Technology and artificial intelligence (AI) are reshaping insurance distribution, creating challenges and efficiencies for intermediaries, as insurers balance profitability with customer and agent satisfaction.
Capgemini’s 2025 property and casualty insurance trends report indicates insurers are prioritising broker and agent engagement by making substantial investments in digital tools and training programs.
Digital tools like policy management systems, claims processing software and CRM platforms will reduce administrative tasks and allow agents to focus on sales and policyholder relationships. At the same time, enhancing agent capabilities through data analytics will also enable more cross-selling opportunities for distribution partners and reduce churn, the global report said.
However, this means agents and brokers must be prepared to keep up with the growing complexity of insurer platforms and digital tools.
Coupled with rate hikes, tightened underwriting controls, and a lack of carrier capacity in some lines of business, distribution partners have their work cut out for them in today’s hard market. One expert noted some agents and brokers may feel like they are doing more work for less reward.

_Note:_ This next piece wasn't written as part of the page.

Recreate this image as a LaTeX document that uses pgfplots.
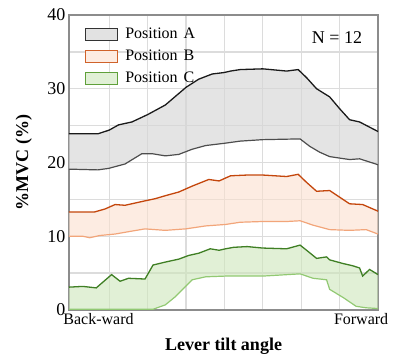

"We’ve seen a fundamental shift. A policy that once took one or two touchpoints now requires three, four, or even more,” said Adam Denninger (pictured above), who leads Capgemini's global strategy for the insurance industry. “The amount of work per sale has increased, but the commission structure hasn’t changed to reflect that.”
The challenge isn't just about rising costs; it's about the sheer difficulty of placing business. Insurers are pulling back on certain lines of coverage, leaving brokers scrambling to secure policies in a shrinking marketplace.
"The reality is that agents are caught in the middle,” Denninger continued. “They have to explain to their clients why their premiums are jumping while at the same time struggling to find options that fit within their budgets.”
According to Capgemini’s report, global premiums written by brokers are projected to grow at a 7.8% CAGR from 2024 to 2028, reaching US$1.8 trillion by the end of the period.
In 2023, independent agents and brokers dominated property and casualty (P&C) distribution, capturing 82-87% of commercial line premiums in the UK and the United States.
Denninger indicated that while insurance companies are well aware of the growing dissatisfaction, they’ve been focused on maintaining profitability rather than easing agent pain points. Despite 93% of P&C insurers surveyed by Capgemini aiming to streamline operations with agents, 51% acknowledge that their digitization efforts remain average or below average.
That said, there is recognition that something has to give. "Carriers know that agent frustration is at an all-time high and are making moves to address it. The problem is, these changes take time, and in the meantime, agents are left bearing the brunt of the current environment," said Denninger.
Among the initiatives carriers are pursuing, technology and automation stand out as major areas of investment. Insurers are implementing AI-driven tools to reduce the workload on agents, streamline underwriting, and improve the overall experience.
Some of these technological changes are already taking shape. AI-powered customer service is emerging as a solution to handle routine inquiries and policy changes, allowing human agents to focus on higher-value transactions.
"We’re seeing carriers roll out AI-based systems that can provide instant quotes, answer policy questions, and even help with claims filing. It’s meant to make things easier for agents and customers alike,” Denninger said.
But the adoption of AI also raises concerns. Many brokers worry that increased automation could diminish their role in the insurance process. "There's a real fear that AI will replace human agents altogether,” Denninger said.
“The industry is trying to frame it as a tool to help brokers, but we know that automation inevitably leads to job displacement in other sectors, and there’s no guarantee insurance will be any different.”
Beyond AI-driven customer interactions, insurers are leveraging technology to adjust rates in real time. Traditionally, pricing changes were reviewed periodically, but that approach is becoming obsolete. For brokers, this creates a new challenge: keeping up with rapid shifts in pricing and eligibility requirements while still providing clients with reliable guidance.
Telematics is another area where insurers are making aggressive moves, Denninger said. The use of real-time driving data to assess risk and determine premiums has gained significant traction, with many auto insurers pushing customers to install monitoring devices.
"It’s being sold as a way to reward good drivers, but it’s primarily about identifying risky behaviors and pricing accordingly,” said Denninger. “The ultimate goal for carriers is to get more precise about who they insure and at what cost.”
While some consumers appreciate the potential for savings, others are less enthusiastic about constant surveillance, Denninger pointed out. Brokers find themselves in the tricky position of explaining how telematics works while managing clients' concerns about privacy and fairness.
Despite the headwinds, brokers remain the key point of contact between insurers and policyholders. The question is whether they will continue to play that role in the same capacity as technology reshapes the industry.
Either way, agents and brokers must be more informed, proactive, and engaged than ever before, and engagement means not just keeping up with new underwriting rules but also understanding how AI, telematics, and real-time pricing will impact their ability to serve clients effectively.
"The broker’s role is evolving,” said Denninger. “Whether that’s good or bad depends on who you ask, but one thing is clear: the days of simply selling a policy and renewing it year after year are over.”